Thermally-insulated rapid high-temperature sintering has been developed to maximize the densification of yttria-containing zirconia in order to improve the energy efficiency of the process. By combining finite element simulations with sintering theory, it has been possible to quantitatively estimate the density of the sintered product.
Cold sintering, i.e., compaction of powders without the use of heat, can dramatically reduce the energy required to consolidate powders that normally have to be heated to some 2000°C. This technique may be particularly relevant for weakly bonded, layered materials such as graphite, boron nitride, bismuth teluride etc. We have demonstrated for the first time, that layered materials, because of the ease with which these layers can slip past each other, can be consolidate to nearly 8% of their theoretical density without the application of heat. In spite of the simple elegance of this method of pressing the layered structures together, the consolidation works and we have high hopes for this sustainable technology in the context of these so-called wonder materials.

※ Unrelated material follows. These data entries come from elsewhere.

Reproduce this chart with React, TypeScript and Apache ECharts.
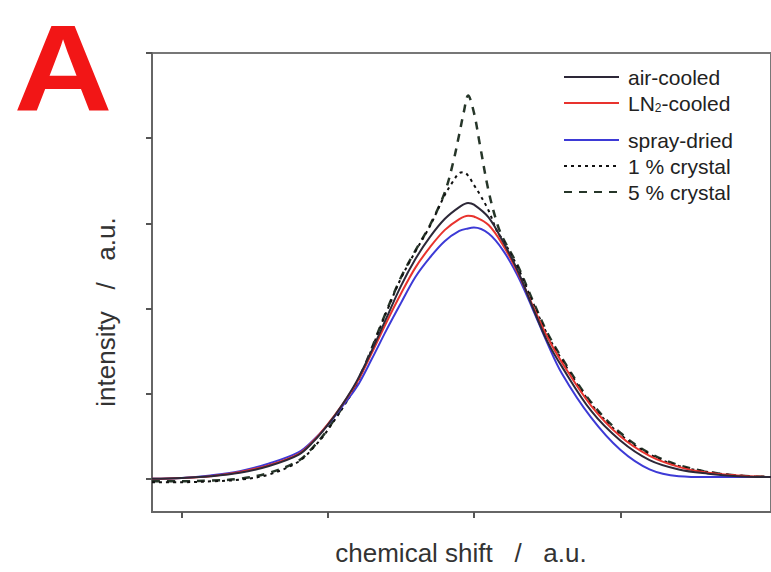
import React, { useEffect, useRef } from "react";
import * as echarts from "echarts";

// chemical shift positions (a.u.) for the amorphous samples
const shiftGrid = [0.8, 1.0, 1.2, 1.4, 1.6, 1.8, 1.9, 2.0, 2.1, 2.2, 2.3, 2.4, 2.5, 2.6, 2.7, 2.8, 2.9, 2.96, 3.0, 3.1, 3.2, 3.3, 3.4, 3.5, 3.6, 3.8, 4.0, 4.2, 4.4, 4.6, 4.8, 5.03];
const airCooled = [0.0, 0.01, 0.03, 0.07, 0.15, 0.28, 0.43, 0.63, 0.87, 1.15, 1.5, 1.88, 2.26, 2.58, 2.84, 3.05, 3.19, 3.24, 3.22, 3.07, 2.78, 2.44, 2.02, 1.62, 1.32, 0.8, 0.45, 0.22, 0.11, 0.06, 0.03, 0.02];
const ln2Cooled = [0.0, 0.01, 0.03, 0.08, 0.16, 0.29, 0.44, 0.64, 0.87, 1.13, 1.47, 1.83, 2.17, 2.48, 2.72, 2.92, 3.05, 3.09, 3.08, 2.98, 2.74, 2.42, 2.04, 1.67, 1.37, 0.86, 0.5, 0.27, 0.14, 0.07, 0.04, 0.02];
const sprayDried = [0.0, 0.01, 0.04, 0.09, 0.18, 0.31, 0.45, 0.63, 0.85, 1.08, 1.4, 1.74, 2.06, 2.37, 2.6, 2.79, 2.91, 2.94, 2.95, 2.88, 2.68, 2.38, 2.0, 1.6, 1.24, 0.72, 0.34, 0.11, 0.03, 0.02, 0.02, 0.02];

// chemical shift positions (a.u.) for the crystal-containing samples
const crystalShift = [0.8, 1.0, 1.2, 1.4, 1.6, 1.8, 1.9, 2.0, 2.2, 2.4, 2.5, 2.6, 2.7, 2.8, 2.86, 2.9, 2.93, 2.96, 3.0, 3.04, 3.1, 3.16, 3.2, 3.3, 3.4, 3.5, 3.6, 3.8, 4.0, 4.2, 4.4, 4.6, 4.8, 5.03];
const crystal1 = [-0.04, -0.04, -0.03, -0.01, 0.05, 0.2, 0.36, 0.57, 1.12, 1.95, 2.35, 2.67, 2.97, 3.33, 3.5, 3.59, 3.6, 3.56, 3.45, 3.34, 3.15, 2.9, 2.8, 2.48, 2.08, 1.7, 1.4, 0.88, 0.52, 0.29, 0.15, 0.08, 0.04, 0.02];
const crystal5 = [-0.03, -0.03, -0.02, 0.0, 0.07, 0.21, 0.37, 0.58, 1.13, 1.96, 2.36, 2.68, 2.98, 3.36, 3.73, 4.05, 4.3, 4.5, 4.3, 3.93, 3.38, 2.99, 2.82, 2.5, 2.1, 1.72, 1.42, 0.9, 0.54, 0.3, 0.16, 0.08, 0.04, 0.02];

const xTicks = [1, 2, 3, 4];
const yTicks = [0, 1, 2, 3, 4, 5];

const seriesNames = ["air-cooled", "LN2-cooled", "spray-dried", "1 % crystal", "5 % crystal"];

const pairs = (xs: number[], ys: number[]) => xs.map((x, i) => [x, ys[i]]);

const FONT = '"Liberation Sans", Arial, Helvetica, sans-serif';

export default function App() {
  const ref = useRef<HTMLDivElement>(null);
  useEffect(() => {
    if (!ref.current) return;
    const chart = echarts.init(ref.current, null, { renderer: "svg" });
    const legendText = {
      fontSize: 21,
      lineHeight: 22,
      color: "#222",
      fontFamily: FONT,
      padding: [0, 0, 0, 4],
      rich: {
        t: { fontSize: 21, lineHeight: 22, color: "#222", fontFamily: FONT },
        s: { fontSize: 12, lineHeight: 22, color: "#222", fontFamily: FONT, verticalAlign: "bottom" },
      },
    };
    const fmt = (name: string) => (name === "LN2-cooled" ? "{t|LN}{s|2}{t|-cooled}" : name);
    const lineSeries = (name: string, data: number[][], color: string, type: any, width: number) => ({
      name,
      type: "line",
      data,
      symbol: "none",
      smooth: 0.35,
      lineStyle: { color, width, type },
      itemStyle: { color },
    });
    const legendBase = {
      orient: "vertical",
      left: 563,
      padding: 0,
      itemWidth: 55,
      itemHeight: 14,
      itemGap: 4,
      selectedMode: false,
      itemStyle: { opacity: 0 },
      textStyle: legendText,
      formatter: fmt,
    };
    chart.setOption({
      animation: false,
      backgroundColor: "#fff",
      grid: { left: 152, top: 53, right: -8, bottom: 60, show: true, borderColor: "#777", borderWidth: 2 },
      xAxis: {
        type: "value",
        min: 0.8,
        max: 5.03,
        axisLine: { show: true, onZero: false, lineStyle: { color: "#666", width: 2 } },
        axisTick: { show: true, customValues: xTicks, length: 6, lineStyle: { color: "#555", width: 2 } },
        axisLabel: { show: false },
        splitLine: { show: false },
      },
      yAxis: {
        type: "value",
        min: -0.39,
        max: 5,
        axisLine: { show: true, onZero: false, lineStyle: { color: "#666", width: 2 } },
        axisTick: { show: true, customValues: yTicks, length: 6, lineStyle: { color: "#555", width: 2 } },
        axisLabel: { show: false },
        splitLine: { show: false },
      },
      legend: [
        { ...legendBase, top: 66, data: [seriesNames[0], seriesNames[1]] },
        { ...legendBase, top: 129, data: [seriesNames[2], seriesNames[3], seriesNames[4]] },
      ],
      series: [
        lineSeries(seriesNames[4], pairs(crystalShift, crystal5), "#263629", [8, 7], 2.5),
        lineSeries(seriesNames[3], pairs(crystalShift, crystal1), "#111111", [3, 4], 2),
        lineSeries(seriesNames[2], pairs(shiftGrid, sprayDried), "#3d3ad6", "solid", 2),
        lineSeries(seriesNames[1], pairs(shiftGrid, ln2Cooled), "#e8332e", "solid", 2),
        lineSeries(seriesNames[0], pairs(shiftGrid, airCooled), "#2d2838", "solid", 2),
      ],
      graphic: [
        {
          type: "text",
          x: 63,
          y: 69,
          scaleX: 1.12,
          style: {
            text: "A",
            font: `bold 122px ${FONT}`,
            fill: "#f21616",
            align: "center",
            verticalAlign: "middle",
            textAlign: "center",
            textVerticalAlign: "middle",
          },
        },
        {
          type: "text",
          x: 461,
          y: 553,
          style: {
            text: "chemical shift   /   a.u.",
            font: `26px ${FONT}`,
            fill: "#333",
            align: "center",
            verticalAlign: "middle",
            textAlign: "center",
            textVerticalAlign: "middle",
          },
        },
        {
          type: "text",
          x: 106,
          y: 312,
          rotation: Math.PI / 2,
          style: {
            text: "intensity   /   a.u.",
            font: `26px ${FONT}`,
            fill: "#333",
            align: "center",
            verticalAlign: "middle",
            textAlign: "center",
            textVerticalAlign: "middle",
          },
        },
      ],
    });
    return () => chart.dispose();
  }, []);
  return (
    <div
      ref={ref}
      style={{ position: "fixed", left: 0, top: 0, width: 771, height: 572, background: "#fff" }}
    />
  );
}
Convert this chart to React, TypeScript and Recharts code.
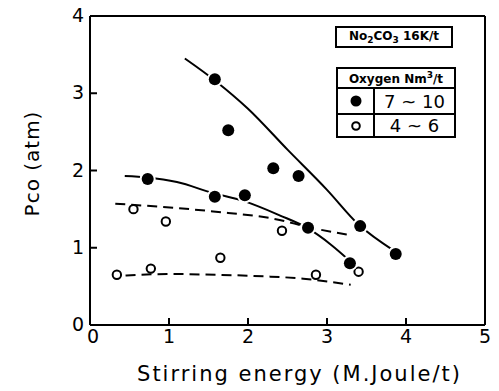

Carbon-fibre composites can be much more useful if the strength of their interface with the polymer matrix can be better engineered. MXenes are a class of two-dimensional inorganic compounds just a few atom layers in thickness. By taking advantage of the fact that carbon fibres are electrically conducting, it is possible to coat then with MXene, thus improving their connection with the polymer matrix. We have discovered that this enhances the flexural properties of the composite and as a bonus, provides a material that can be used for electromagnetic interference shielding, by a mechanism that involves polarisation and conductive losses.
Composites containing extremely small particles have potential applications in energy storage and flexible electronics. One such nanocomposite can be made using graphene so it is important to know how it fractures. We have used Raman spectroscopy can be utilised to reveal the evolution and propagation of natural cracks while visualising the development of their associated strain fields. Based on this, we have proposed a method to control the formation of cracks in graphene.
Re-use of Materials
Noise pollution affects millions of people on a daily basis. We have been developing efficient, cost-effective methods that at the same time use materials normally thrown away without a second thought. Rice straw and coffee husk are generally considered waste materials, however we have developed acoustic panels with excellent sound absorbing absorbing properties thus reducing echo and reverberation at mid-low to mid-high frequencies. They are up to 15 mm thick and have low density.
Electrospinning is a method of making fine fibres by charging and ejecting a polymer solution through a fine nozzle under the influence of an electrical field so that it deposits on to a fibre. We have explored different ways of making electrospun carbon to replace commercial carbon that is used as electrodes in redox flow batteries with the aim of reducing biological waste.